简单分析一个computed watcher的实现。
var vm = new Vue({
data: {
firstName: 'Foo',
lastName: 'Bar'
},
computed: {
fullName: function () {
return this.firstName + ' ' + this.lastName
}
}
})
初始化时
constructor (
vm: Component,
expOrFn: string | Function,
cb: Function,
options?: ?Object,
isRenderWatcher?: boolean
) {
// ...
if (this.computed) {
this.value = undefined
this.dep = new Dep()
} else {
this.value = this.get()
}
}
可以发现computed不会立刻求职,并且会持有一个dep实例
然后render函数访问到this.fullName的时候,就会触发计算属性的getter,它会拿到计算属性对应的watcher,然后执行计算属性的watcher,并执行watcher.depend()
/**
* Depend on this watcher. Only for computed property watchers.
*/
depend () {
if (this.dep && Dep.target) {
this.dep.depend()
}
}
这时候的Dep.target是render watcher,所以ths.dep.depend()相当于渲染watcher订阅了这个computed watcher的变化
然后执行watcher.evaluate()去求值。
/**
* Evaluate and return the value of the watcher.
* This only gets called for computed property watchers.
*/
evaluate () {
if (this.dirty) {
this.value = this.get()
this.dirty = false
}
return this.value
}
evaluate的逻辑非常简单,判断this.dirty,如果为true则执行this.get()求值,然后把this.dirty设置为false。 在求值过程中会执行value=this.getter.call(vm,vm),实际上就是执行了计算属性定义的getter函数(在这个例子中就是return this.firstName + '' + this.lastName) 这里会触发this.firstName和this.lastName的getter,也就会把自身持有的dep添加到当前正在计算的watcher中,这个时候Dep.target就是这个computed watcher 最后通过return this.value拿到计算属性对应的值。 一旦我们对计算属性依赖的数据做修改,则会触发setter过程,通知所有订阅它变化的watcher更新,执行watcher.update()方法。
/* istanbul ignore else */
if (this.computed) {
// A computed property watcher has two modes: lazy and activated.
// It initializes as lazy by default, and only becomes activated when
// it is depended on by at least one subscriber, which is typically
// another computed property or a component's render function.

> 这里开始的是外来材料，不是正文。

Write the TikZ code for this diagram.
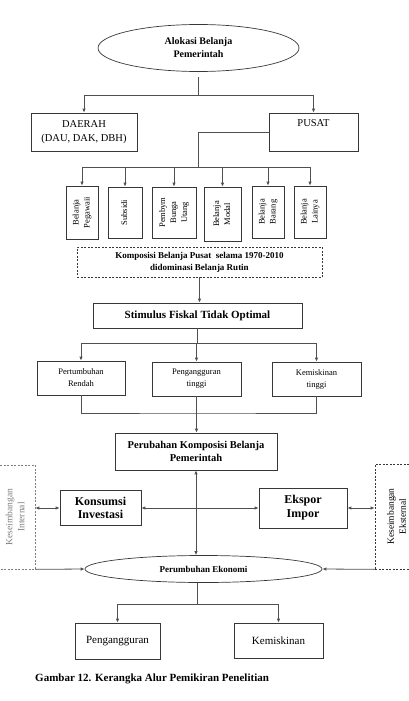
\documentclass[tikz,border=0pt]{standalone}
\usepackage{fontspec}
\setmainfont{Liberation Serif}
\usetikzlibrary{shapes.geometric,arrows.meta}
\definecolor{linegray}{RGB}{80,80,80}
\definecolor{boxedge}{RGB}{55,55,55}
\definecolor{fadedtext}{RGB}{125,125,125}
\newcommand{\rotlabel}[1]{\rotatebox{90}{\begin{tabular}{@{}c@{}}#1\end{tabular}}}

\tikzset{
  box/.style={draw=boxedge, line width=0.7pt, inner sep=1pt, align=center},
  oval/.style={draw=boxedge, line width=0.7pt, ellipse, inner sep=0pt, align=center},
  dashbox/.style={box, dash pattern=on 2pt off 1.5pt},
  conn/.style={draw=linegray, line width=0.8pt},
  arr/.style={conn, -{Latex[length=4pt,width=3.5pt]}},
  dblarr/.style={conn, {Latex[length=4pt,width=3.5pt]}-{Latex[length=4pt,width=3.5pt]}},
}

\begin{document}
\begin{tikzpicture}[x=1pt, y=-1pt]
    \useasboundingbox (0,0) rectangle (409,701);
    \clip (0,0) rectangle (409,701);
    % Alokasi
    \node[oval, minimum width=201pt, minimum height=47pt, font=\fontsize{10}{13}\selectfont\bfseries] (alokasi) at (198.5,48) {Alokasi Belanja\\Pemerintah};
    \node[box, minimum width=106pt, minimum height=38pt, font=\fontsize{10.5}{14}\selectfont] (daerah) at (84,132) {DAERAH\\(DAU, DAK, DBH)};
    \node[box, minimum width=89pt, minimum height=38pt, font=\fontsize{10.5}{14}\selectfont] (pusat) at (313.5,132) {PUSAT\\\strut};
    % Belanja pusat
    \node[box, minimum width=32pt, minimum height=53pt, font=\fontsize{8.5}{11}\selectfont] (bpegawai) at (82,212.5) {\rotlabel{Belanja\\Pegawaii}};
    \node[box, minimum width=34pt, minimum height=51pt, font=\fontsize{8.5}{11}\selectfont] (bsubsidi) at (125,212.5) {\rotlabel{Subsidi}};
    \node[box, minimum width=44pt, minimum height=51pt, font=\fontsize{8.5}{11}\selectfont] (bbunga) at (174,212.5) {\rotlabel{Pembym\\Bunga\\Utang}};
    \node[box, minimum width=37pt, minimum height=54pt, font=\fontsize{8.5}{11}\selectfont] (bmodal) at (222.5,214) {\rotlabel{Belanja\\Modal}};
    \node[box, minimum width=32pt, minimum height=52pt, font=\fontsize{8.5}{11}\selectfont] (bbarang) at (268,212) {\rotlabel{Belanja\\Barang}};
    \node[box, minimum width=32pt, minimum height=52pt, font=\fontsize{8.5}{11}\selectfont] (blainya) at (310,212) {\rotlabel{Belanja\\Lainya}};
    \node[dashbox, minimum width=245pt, minimum height=30pt, font=\fontsize{9}{12}\selectfont\bfseries] (komposisi) at (199.5,262) {Komposisi Belanja Pusat\ \ selama 1970-2010\\didominasi Belanja Rutin};
    \node[box, minimum width=209pt, minimum height=25pt, font=\fontsize{11}{13}\selectfont\bfseries] (stimulus) at (197.5,315.5) {Stimulus Fiskal Tidak Optimal};
    % Dampak
    \node[box, minimum width=88pt, minimum height=34pt, font=\fontsize{8.5}{12}\selectfont] (prendah) at (81,378) {Pertumbuhan\\Rendah};
    \node[box, minimum width=89pt, minimum height=34pt, font=\fontsize{8.5}{12}\selectfont] (ptinggi) at (196.5,379) {Pengangguran\\tinggi};
    \node[box, minimum width=89pt, minimum height=34pt, font=\fontsize{8.5}{12}\selectfont] (ktinggi) at (316.5,379) {Kemiskinan\\tinggi};
    \node[box, minimum width=162pt, minimum height=37pt, font=\fontsize{10.5}{13.5}\selectfont\bfseries] (perubahan) at (196,451.5) {Perubahan Komposisi Belanja\\Pemerintah};
    % Keseimbangan
    \node[box, minimum width=81pt, minimum height=35pt, font=\fontsize{12}{13}\selectfont\bfseries] (konsumsi) at (100.5,508) {Konsumsi\\Investasi};
    \node[box, minimum width=88pt, minimum height=40pt, font=\fontsize{12}{14}\selectfont\bfseries] (ekspor) at (303,508) {Ekspor\\Impor};
    \node[dashbox, draw=fadedtext, text=fadedtext, minimum width=38pt, minimum height=104pt, font=\fontsize{9.5}{12}\selectfont] (internal) at (16,517) {\rotlabel{Keseimbangan\\Internal}};
    \node[dashbox, minimum width=45pt, minimum height=105pt, font=\fontsize{9.5}{12}\selectfont] (eksternal) at (397.5,516.5) {\rotlabel{Keseimbangan\\Eksternal}};
    \node[oval, minimum width=237pt, minimum height=27pt, font=\fontsize{9}{11}\selectfont\bfseries] (pe) at (203.5,569) {Perumbuhan Ekonomi};
    \node[box, minimum width=85pt, minimum height=36pt, font=\fontsize{11}{13}\selectfont] (pengangguran) at (117.5,641) {Pengangguran};
    \node[box, minimum width=89pt, minimum height=35pt, font=\fontsize{11}{13}\selectfont] (kemiskinan) at (278.5,640.5) {Kemiskinan};
    % Caption
    \node[anchor=west, inner sep=0pt, font=\fontsize{11}{13}\selectfont\bfseries] (caption) at (35,679) {Gambar 12. Kerangka Alur Pemikiran Penelitian};

    % Connectors
    \coordinate (split1) at (198.5,95);
    \draw[conn, shorten <=5pt] (alokasi.south) -- (split1);
    \draw[arr] (split1) -| (daerah.north);
    \draw[arr] (split1) -| (pusat.north);
    \coordinate (split2) at (198,167);
    \draw[conn] (pusat.west) -| (split2);
    \draw[arr] (split2) -| (bpegawai.north);
    \draw[arr] (split2) -| (bsubsidi.north);
    \draw[arr] (split2) -| (bbunga.north);
    \draw[arr] (split2) -| (bmodal.north);
    \draw[arr] (split2) -| (bbarang.north);
    \draw[arr] (split2) -| (blainya.north);
    \draw[arr] (komposisi.south) -- (komposisi.south |- stimulus.north);
    \coordinate (split3) at (197.5,343);
    \draw[conn] (stimulus.south) -- (split3);
    \draw[arr] (split3) -| (prendah.north);
    \draw[arr] (split3) -| (ptinggi.north);
    \draw[arr] (split3) -| (ktinggi.north);
    \coordinate (merge1) at (196.5,413);
    \draw[conn] (prendah.south) |- (merge1) -| (ktinggi.south);
    \draw[arr] (ptinggi.south) -- (ptinggi.south |- perubahan.north);
    \draw[dblarr] (perubahan.south) -- (perubahan.south |- pe.north);
    \draw[dblarr] (konsumsi.east) -- (konsumsi.east -| ekspor.west);
    \draw[dblarr] (konsumsi.west) -- (konsumsi.west -| internal.east);
    \draw[dblarr] (ekspor.east) -- (ekspor.east -| eksternal.west);
    \draw[arr] (internal.south east) -- (pe.west);
    \draw[arr] (eksternal.south west) -- (pe.east);
    \coordinate (split4) at (197,604);
    \draw[conn] (split4 |- pe.south) -- (split4);
    \draw[arr] (split4) -| (pengangguran.north);
    \draw[arr] (split4) -| (kemiskinan.north);
\end{tikzpicture}
\end{document}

if (this.dep.subs.length === 0) {
// In lazy mode, we don't want to perform computations until necessary,
// so we simply mark the watcher as dirty. The actual computation is
// performed just-in-time in this.evaluate() when the computed property
// is accessed.
this.dirty = true
} else {
// In activated mode, we want to proactively perform the computation
// but only notify our subscribers when the value has indeed changed.
this.getAndInvoke(() => {
this.dep.notify()
})
}
} else if (this.sync) {
this.run()
} else {
queueWatcher(this)
}
那么对于计算属性这样的computed watcher,它实际上有2种模式,lazy和active。如果this.dep.subs.length === 0 ,则说明没人去订阅这个computed watcher的变化,仅仅把this.dirty = true,只有当下次再访问这个计算属性的时候才会重新求值。
这里讨论如果渲染watcher订阅了这个computed watcher的变化,它会执行
this.getAndInvoke(() => {
this.dep.notify()
})
getAndInvoke (cb: Function) {
const value = this.get()
if (
value !== this.value ||
// Deep watchers and watchers on Object/Arrays should fire even
// when the value is the same, because the value may
// have mutated.
isObject(value) ||
this.deep
) {
// set new value
const oldValue = this.value
this.value = value
this.dirty = false
if (this.user) {
try {
cb.call(this.vm, value, oldValue)
} catch (e) {
handleError(e, this.vm, `callback for watcher "${this.expression}"`)
}
} else {
cb.call(this.vm, value, oldValue)
}
}
}
getAndInvoke函数会重新甲酸,然后比对新旧值,如果变化了则执行回调函数(即this.dep.notify()),在这个场景下就是触发了渲染watcher重新渲染。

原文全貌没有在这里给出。